'No logic' to market pressure on Spain, Italy: minister
Spain's Finance Minister Elena Salgado said Tuesday there was no logic to the market turmoil swirling around Spain and Italy because both countries had strong economies.
Long-term interest rates spiked and stocks dropped heavily in Italy and Spain amid fears of contagion from the eurozone sovereign debt crisis. The euro skidded, too.
"There is no logic to Spain or Italy being affected by the market instability," Salgado told Spanish radio Cadena Ser.
"We have strong, diversified economies which have always faced up to the problems and so if we are capable of transmitting that determination to everyone, reasonably the markets have to calm down."
Spain's finance minister spoke shortly before joining talks with fellow European Union economic chiefs in Brussels to hammer out a response to the eurozone crisis.
Spanish 10-year bond yields surged Monday to the highest level since 1997, striking 6.003 percent from 5.664 percent the previous day as investors feared sovereign debt difficulties spreading in the eurozone.
Madrid's Ibex 35 index of leading shares plunged more than 2.0 percent in the first 15 minutes of trading Tuesday, after sliding 2.69 percent the previous day.
The euro plummeted to a four-month low of $1.3932 before recovering slightly to $1.3958 in Tokyo trade, still sharply down from $1.4029 in New York trade late Monday.
Spain's economic crisis, triggered by the 2008 property bubble collapse and the international financial crisis, sent the unemployment rate soaring to 21.29 percent in the first quarter of 2011.
But Spain insists it should not be lumped together with bailed-out Greece, Ireland and Portugal because it has a relatively low overall public debt and is taking tough measures to reform the economy.
Madrid has strengthened bank balance sheets, cut state spending, raised the retirement age, reformed collective bargaining and agreed to sell state assets including the national lottery.
If, finally, Spain was unable to pay its debts, the crisis would dwarf anything seen to date in the eurozone: its economy is equal in size to those of Greece, Ireland and Portugal combined.
Traders and analysts blamed the latest market panic attack on fears that some European leaders were now ready to accept that Greece default on some of its sovereign debts.
The Spanish debt risk premium -- the extra return demanded by markets compared to Germany debt -- also rose sharply after July 5 when Moody's slashed Portugal's credit rating to junk-bond status.
Now, it is also being swept along renewed concern about Italy's large public debt.
While Spain was not to blame for the latest crisis of confidence, it was vulnerable to such instability, analysts said.
They pointed to concern over high unemployment, grave doubts over the financial system's exposure to the property market and debt in Spanish semi-autonomous regions.

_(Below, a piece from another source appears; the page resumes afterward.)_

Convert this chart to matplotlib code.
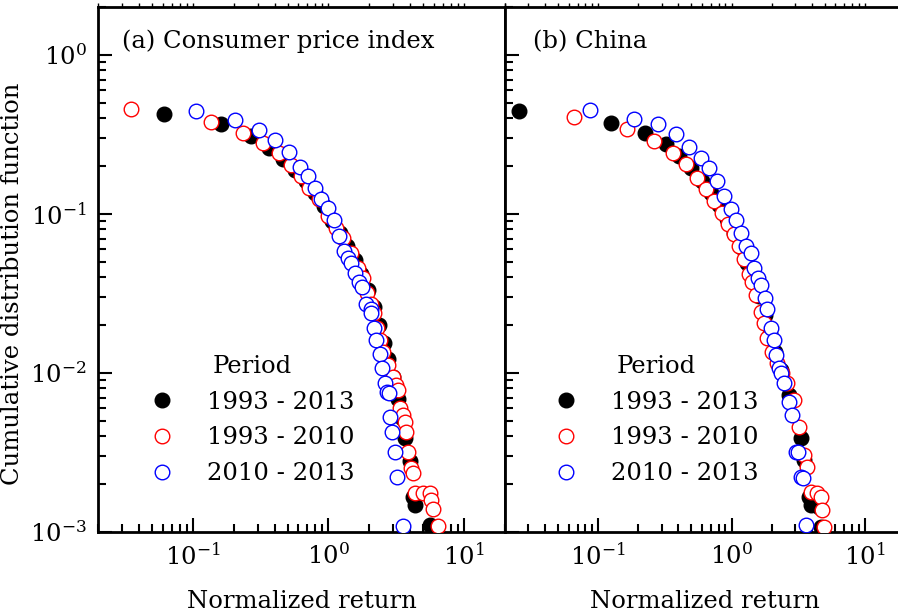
import matplotlib
matplotlib.use("Agg")
import matplotlib.pyplot as plt
from matplotlib.ticker import LogLocator, NullFormatter

plt.rcParams["font.family"] = "DejaVu Serif"
plt.rcParams["mathtext.fontset"] = "dejavuserif"

# -----------------------------
# DATA
# -----------------------------
# (a) Consumer price index
cpi_all_x = [0.061, 0.161, 0.267, 0.362, 0.46, 0.57, 0.68, 0.80, 0.93, 1.07, 1.22, 1.38, 1.56,
             1.75, 1.95, 2.15, 2.35, 2.55, 2.75, 3.0, 3.27, 3.5, 3.68, 4.0, 4.22, 4.36, 5.62]
cpi_all_y = [0.426, 0.369, 0.31, 0.261, 0.222, 0.19, 0.16, 0.135, 0.112, 0.09, 0.076, 0.063, 0.051,
             0.042, 0.033, 0.026, 0.02, 0.0155, 0.0122, 0.0095, 0.0069, 0.0052, 0.0039, 0.0028,
             0.00166, 0.00148, 0.0011]

cpi_early_x = [0.035, 0.136, 0.233, 0.327, 0.429, 0.526, 0.623, 0.713, 0.844, 1.0, 1.145, 1.289,
               1.476, 1.663, 1.808, 1.935, 2.07, 2.18, 2.29, 2.41, 2.54, 2.76, 3.01, 3.16, 3.27,
               3.38, 3.56, 3.68, 3.75, 3.87, 4.08, 4.22, 4.36, 5.0, 5.62, 5.72, 5.92, 6.44]
cpi_early_y = [0.458, 0.380, 0.324, 0.280, 0.243, 0.204, 0.174, 0.146, 0.125, 0.0976, 0.082, 0.071,
               0.0564, 0.046, 0.0398, 0.0316, 0.0273, 0.0237, 0.0191, 0.0160, 0.0135, 0.0112,
               0.00938, 0.00836, 0.00778, 0.0060, 0.00542, 0.0049, 0.00424, 0.00318, 0.00252,
               0.00234, 0.00175, 0.00175, 0.00175, 0.00158, 0.00139, 0.00109]

cpi_late_x = [0.105, 0.204, 0.306, 0.401, 0.508, 0.612, 0.701, 0.802, 0.888, 1.0, 1.107, 1.205,
              1.311, 1.403, 1.476, 1.58, 1.69, 1.778, 1.90, 2.04, 2.07, 2.18, 2.25, 2.41, 2.49,
              2.62, 2.72, 2.81, 2.86, 2.96, 3.11, 3.22, 3.56]
cpi_late_y = [0.445, 0.391, 0.338, 0.292, 0.246, 0.198, 0.174, 0.146, 0.125, 0.1096, 0.0921, 0.0731,
              0.0588, 0.0532, 0.0488, 0.0428, 0.0371, 0.0345, 0.0273, 0.0254, 0.0237, 0.0191,
              0.0160, 0.0131, 0.0107, 0.0086, 0.00755, 0.00745, 0.00526, 0.00424, 0.00318,
              0.00221, 0.00109]

# (b) China
cn_all_x = [0.0255, 0.125, 0.224, 0.322, 0.403, 0.495, 0.60, 0.70, 0.80, 0.92, 1.04, 1.17, 1.30,
            1.44, 1.60, 1.78, 1.94, 2.11, 2.34, 2.69, 3.30, 3.48, 3.79, 3.93, 4.5, 4.67]
cn_all_y = [0.445, 0.374, 0.324, 0.276, 0.232, 0.195, 0.162, 0.136, 0.113, 0.0933, 0.0763, 0.0623,
            0.0494, 0.0393, 0.0303, 0.023, 0.0177, 0.0135, 0.0104, 0.00723, 0.00388, 0.00283,
            0.00166, 0.00148, 0.00143, 0.00107]

cn_early_x = [0.0659, 0.164, 0.262, 0.363, 0.455, 0.55, 0.642, 0.736, 0.846, 0.938, 1.04, 1.13,
              1.24, 1.35, 1.42, 1.52, 1.66, 1.75, 1.84, 2.0, 2.18, 2.38, 2.59, 2.93, 3.19, 3.48,
              3.66, 3.93, 4.35, 4.67, 4.75, 4.91]
cn_early_y = [0.408, 0.343, 0.288, 0.243, 0.207, 0.169, 0.144, 0.121, 0.102, 0.0869, 0.0752,
              0.0632, 0.0524, 0.0422, 0.0371, 0.0307, 0.024, 0.0205, 0.0165, 0.0135, 0.0115,
              0.00993, 0.0086, 0.00673, 0.00456, 0.00304, 0.00255, 0.00178, 0.00175, 0.00166,
              0.00137, 0.00107]

cn_late_x = [0.0869, 0.185, 0.281, 0.383, 0.479, 0.589, 0.676, 0.776, 0.875, 0.988, 1.08, 1.17,
             1.28, 1.40, 1.47, 1.57, 1.66, 1.78, 1.84, 1.97, 2.07, 2.15, 2.26, 2.34, 2.46, 2.69,
             2.83, 3.03, 3.14, 3.30, 3.43, 3.61]
cn_late_y = [0.452, 0.396, 0.369, 0.319, 0.264, 0.225, 0.195, 0.162, 0.130, 0.108, 0.092, 0.0763,
             0.0632, 0.0564, 0.046, 0.0398, 0.0355, 0.0298, 0.0254, 0.0191, 0.016, 0.0129, 0.0108,
             0.00993, 0.0086, 0.00654, 0.00542, 0.00318, 0.00318, 0.00221, 0.0022, 0.0011]

periods = ["1993 - 2013", "1993 - 2010", "2010 - 2013"]
panel_titles = ["(a) Consumer price index", "(b) China"]

# -----------------------------
# PLOT
# -----------------------------
fig = plt.figure(figsize=(8.98, 6.15), dpi=100)
ax1 = fig.add_axes([98 / 898, 1 - 532 / 615, 407 / 898, 525 / 615])
ax2 = fig.add_axes([505 / 898, 1 - 532 / 615, 400 / 898, 525 / 615])

panels = [
    (ax1, cpi_all_x, cpi_all_y, cpi_early_x, cpi_early_y, cpi_late_x, cpi_late_y),
    (ax2, cn_all_x, cn_all_y, cn_early_x, cn_early_y, cn_late_x, cn_late_y),
]

fs = 17.5
ms = 10.5

for i, (ax, ax_, ay_, ex, ey, lx, ly) in enumerate(panels):
    ax.plot(ax_, ay_, "o", ms=ms, mfc="black", mec="black", mew=1, label=periods[0], zorder=3)
    ax.plot(ex, ey, "o", ms=ms, mfc="white", mec="red", mew=1, label=periods[1], zorder=4)
    ax.plot(lx, ly, "o", ms=ms, mfc="white", mec="blue", mew=1, label=periods[2], zorder=5)

    ax.set_xscale("log")
    ax.set_yscale("log")
    ax.set_xlim(0.02, 20)
    ax.set_ylim(1e-3, 2)

    ax.xaxis.set_major_locator(LogLocator(base=10, numticks=10))
    ax.xaxis.set_minor_locator(LogLocator(base=10, subs=range(2, 10), numticks=20))
    ax.xaxis.set_minor_formatter(NullFormatter())
    ax.yaxis.set_minor_locator(LogLocator(base=10, subs=range(2, 10), numticks=20))
    ax.yaxis.set_minor_formatter(NullFormatter())

    ax.tick_params(which="both", direction="in", labelsize=fs, width=1.5)
    ax.tick_params(which="major", length=10, pad=8)
    ax.tick_params(which="minor", length=6)
    ax.tick_params(axis="y", right=False)

    for s in ax.spines.values():
        s.set_linewidth(2)

    ax.set_xlabel("Normalized return", fontsize=fs, labelpad=15)
    ax.text(0.06 if i == 0 else 0.07, 0.922, panel_titles[i], transform=ax.transAxes,
            fontsize=fs, va="baseline", ha="left")

    leg = ax.legend(title="Period", loc="center", bbox_to_anchor=(0.378, 0.213),
                    frameon=False, fontsize=fs, title_fontsize=fs,
                    handlelength=1.0, handletextpad=1.35, labelspacing=0.52,
                    markerscale=1.0)

    sec = ax.secondary_xaxis("top")
    sec.tick_params(which="both", direction="out", length=3, labeltop=False, width=1)

ax1.set_ylabel("Cumulative distribution function", fontsize=fs)
ax1.yaxis.set_label_coords(-0.182, 0.472)
ax2.tick_params(axis="y", which="both", labelleft=False)

fig.savefig("out.png", dpi=100)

Edward Hugh, independent economist based in Barcelona, said a particular worry was a state-backed investment vehicle, the FROB, created to recapitalize those Spanish banks that fail to do so themselves by September.
Investors showed deep concern when the FROB only managed to raise 1.75 billion euros in a bond auction last week, falling short of a 2.0-billion-euro target.
"If the FROB itself cannot raise funding, how do you guarantee core capital?" Hugh asked.